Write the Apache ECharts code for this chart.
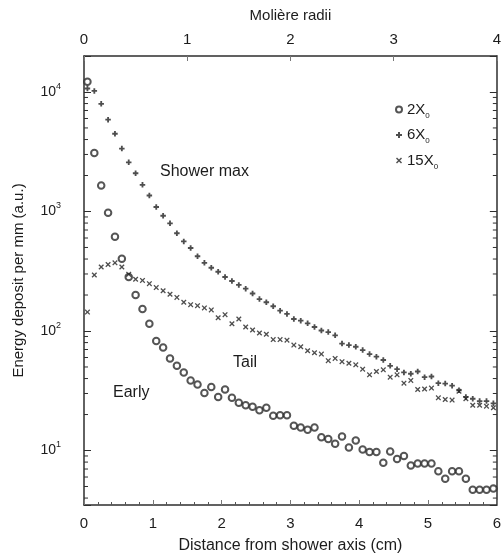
<!DOCTYPE html>
<html>
<head>
<meta charset="utf-8">
<script src="https://cdn.jsdelivr.net/npm/echarts@6/dist/echarts.min.js"></script>
<style>
  html, body { margin: 0; padding: 0; background: #fff; }
  #chart { width: 504px; height: 559px; }
</style>
</head>
<body>
<div id="chart"></div>
<script>
// Radial bin centres (cm from the shower axis)
const radialBins = [
  0.05, 0.15, 0.25, 0.35, 0.45, 0.55, 0.65, 0.75, 0.85, 0.95,
  1.05, 1.15, 1.25, 1.35, 1.45, 1.55, 1.65, 1.75, 1.85, 1.95,
  2.05, 2.15, 2.25, 2.35, 2.45, 2.55, 2.65, 2.75, 2.85, 2.95,
  3.05, 3.15, 3.25, 3.35, 3.45, 3.55, 3.65, 3.75, 3.85, 3.95,
  4.05, 4.15, 4.25, 4.35, 4.45, 4.55, 4.65, 4.75, 4.85, 4.95,
  5.05, 5.15, 5.25, 5.35, 5.45, 5.55, 5.65, 5.75, 5.85, 5.95
];

// Energy deposit per mm (a.u.) at three depths
const depositEarly2X0 = [
  12200, 3080, 1650, 975, 614, 403, 283, 200, 153, 115,
  82.6, 72.7, 59.0, 51.1, 45.0, 38.6, 35.6, 30.3, 34.0, 28.1,
  32.4, 27.6, 25.1, 23.9, 23.2, 21.7, 22.8, 19.5, 19.7, 19.7,
  16.1, 15.6, 14.9, 15.6, 12.9, 12.5, 11.4, 13.1, 10.6, 12.1,
  10.2, 9.7, 9.7, 7.9, 9.8, 8.5, 9.0, 7.5, 7.8, 7.8,
  7.8, 6.7, 5.8, 6.7, 6.7, 5.8, 4.7, 4.7, 4.7, 4.8
];
const depositMax6X0 = [
  10700, 10200, 7960, 5870, 4470, 3360, 2580, 2090, 1670, 1360,
  1090, 921, 796, 658, 562, 495, 422, 372, 338, 313,
  283, 262, 243, 226, 206, 185, 174, 161, 148, 139,
  126, 122, 116, 108, 101, 98, 92, 78.5, 76.2, 73.8,
  69.2, 64.1, 61.0, 57.2, 51.1, 47.9, 45.0, 43.9, 45.8, 41.1,
  41.6, 36.6, 36.3, 34.9, 31.9, 28.1, 27.1, 25.9, 25.9, 24.8
];
const depositTail15X0 = [
  144, 294, 343, 360, 372, 343, 298, 271, 265, 249,
  231, 217, 203, 191, 174, 166, 163, 156, 150, 129,
  137, 115, 126, 108, 102, 96.2, 93.9, 84.8, 84.8, 83.8,
  76.2, 73.8, 68.4, 65.8, 64.1, 56.5, 59.0, 55.4, 53.7, 52.1,
  47.9, 43.0, 45.8, 47.3, 41.1, 43.0, 36.6, 38.6, 32.4, 32.7,
  33.3, 27.6, 26.7, 26.4, 31.3, 27.1, 23.9, 23.9, 23.5, 22.8
];

// Series labels (depth in radiation lengths)
const seriesNames = ['2X₀', '6X₀', '15X₀'];

// Log-axis decades that carry a label, and the minor ticks between them
const decadeTicks = [10, 100, 1000, 10000];
const minorDepositTicks = [
  4, 5, 6, 7, 8, 9,
  20, 30, 40, 50, 60, 70, 80, 90,
  200, 300, 400, 500, 600, 700, 800, 900,
  2000, 3000, 4000, 5000, 6000, 7000, 8000, 9000
];

const ink = '#1c1c1c';
const frame = '#2e2e2e';
const fontFamily = '"Liberation Sans", Arial, Helvetica, sans-serif';

const symbolPlus = 'path://M2,0H4V2H6V4H4V6H2V4H0V2H2Z';
const symbolCross = 'path://M0,1L1,0L3,2L5,0L6,1L4,3L6,5L5,6L3,4L1,6L0,5L2,3Z';

const pairUp = vals => radialBins.map((x, i) => [x, vals[i]]);

const chart = echarts.init(document.getElementById('chart'), null, { renderer: 'canvas' });

const decadeLabel = v => {
  const e = Math.round(Math.log10(v));
  const isDecade = decadeTicks.some(d => Math.abs(d - v) / d < 1e-6);
  return isDecade ? '{b|10}{s|' + e + '}' : '';
};

const axisLineStyle = { color: frame, width: 1.5 };

chart.setOption({
  animation: false,
  backgroundColor: '#fff',
  textStyle: { fontFamily: fontFamily, color: ink },
  grid: { left: 84, right: 4, top: 56, bottom: 51, containLabel: false },
  xAxis: [
    {
      type: 'value', position: 'bottom', min: 0, max: 6, interval: 1,
      name: 'Distance from shower axis (cm)', nameLocation: 'middle', nameGap: 33,
      nameTextStyle: { fontSize: 16, color: ink, fontFamily: fontFamily },
      axisLine: { show: true, onZero: false, lineStyle: axisLineStyle },
      axisTick: { show: true, inside: true, length: 5, lineStyle: { color: '#777', width: 1 } },
      minorTick: { show: true, splitNumber: 5, length: 3, lineStyle: { color: '#555', width: 1 } },
      axisLabel: { fontSize: 15, margin: 11, color: ink, fontFamily: fontFamily },
      splitLine: { show: false }
    },
    {
      type: 'value', position: 'top', min: 0, max: 4, interval: 1,
      name: 'Molière radii', nameLocation: 'middle', nameGap: 33,
      nameTextStyle: { fontSize: 15, color: ink, fontFamily: fontFamily },
      axisLine: { show: true, onZero: false, lineStyle: axisLineStyle },
      axisTick: { show: true, inside: true, length: 5, lineStyle: { color: '#777', width: 1 } },
      axisLabel: { fontSize: 15, margin: 9, color: ink, fontFamily: fontFamily },
      splitLine: { show: false }
    }
  ],
  yAxis: [
    {
      type: 'log', logBase: 10, min: 3.5, max: 20000, position: 'left',
      name: 'Energy deposit per mm (a.u.)', nameLocation: 'middle', nameGap: 58,
      nameTextStyle: { fontSize: 15, color: ink, fontFamily: fontFamily },
      axisLine: { show: true, onZero: false, lineStyle: axisLineStyle },
      axisTick: { show: true, inside: true, length: 7, lineStyle: { color: frame, width: 1 } },
      axisLabel: {
        margin: 23, color: ink, formatter: decadeLabel,
        rich: {
          b: { fontSize: 14, lineHeight: 20, fontFamily: fontFamily, color: ink },
          s: { fontSize: 9, lineHeight: 10, verticalAlign: 'top', fontFamily: fontFamily, color: ink }
        }
      },
      splitLine: { show: false }
    },
    {
      type: 'log', logBase: 10, min: 3.5, max: 20000, position: 'right',
      axisLine: { show: true, onZero: false, lineStyle: axisLineStyle },
      axisTick: { show: true, inside: true, length: 7, lineStyle: { color: frame, width: 1 } },
      axisLabel: { show: false },
      splitLine: { show: false }
    }
  ],
  legend: {
    data: seriesNames,
    orient: 'vertical', left: 390, top: 97,
    itemWidth: 6, itemHeight: 6, itemGap: 8,
    selectedMode: false,
    formatter: name => '{n|' + name.replace('₀', '') + '}{sub|0}',
    textStyle: {
      color: ink, fontFamily: fontFamily,
      rich: {
        n: { fontSize: 15, lineHeight: 20, fontFamily: fontFamily, color: ink },
        sub: { fontSize: 8, lineHeight: 9, verticalAlign: 'bottom', fontFamily: fontFamily, color: ink }
      }
    }
  },
  graphic: [
    { type: 'text', left: 160, top: 164, style: { text: 'Shower max', font: '16px ' + fontFamily, fill: ink } },
    { type: 'text', left: 233, top: 355, style: { text: 'Tail', font: '16px ' + fontFamily, fill: ink } },
    { type: 'text', left: 113, top: 385, style: { text: 'Early', font: '16px ' + fontFamily, fill: ink } }
  ],
  series: [
    {
      name: seriesNames[0], type: 'scatter', xAxisIndex: 0, yAxisIndex: 0,
      symbol: 'emptyCircle', symbolSize: 6.5,
      itemStyle: { color: '#2a2a2a', borderColor: '#2a2a2a', borderWidth: 1.2 },
      data: pairUp(depositEarly2X0), z: 3
    },
    {
      name: seriesNames[1], type: 'scatter', xAxisIndex: 0, yAxisIndex: 0,
      symbol: symbolPlus, symbolSize: 5.5,
      itemStyle: { color: '#222' },
      data: pairUp(depositMax6X0), z: 3
    },
    {
      name: seriesNames[2], type: 'scatter', xAxisIndex: 0, yAxisIndex: 0,
      symbol: symbolCross, symbolSize: 5.5,
      itemStyle: { color: '#222' },
      data: pairUp(depositTail15X0), z: 3
    },
    {
      // minor log ticks on both vertical frame edges
      type: 'custom', xAxisIndex: 0, yAxisIndex: 0, silent: true, z: 2,
      data: minorDepositTicks.map(v => [0, v]),
      renderItem: (params, api) => {
        const v = api.value(1);
        const left = api.coord([0, v]);
        const right = api.coord([6, v]);
        const style = { stroke: frame, lineWidth: 1 };
        return {
          type: 'group',
          children: [
            { type: 'line', shape: { x1: left[0], y1: left[1], x2: left[0] + 4, y2: left[1] }, style: style },
            { type: 'line', shape: { x1: right[0], y1: right[1], x2: right[0] - 4, y2: right[1] }, style: style }
          ]
        };
      }
    }
  ]
});
</script>
</body>
</html>
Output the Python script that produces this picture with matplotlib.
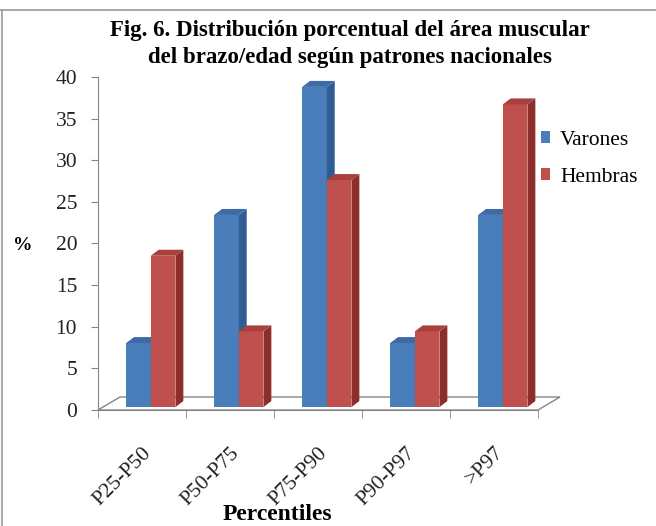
=====
■ The task ■
Tally the lines that hold the string "this" and state the total, nothing more.

■ The result ■
2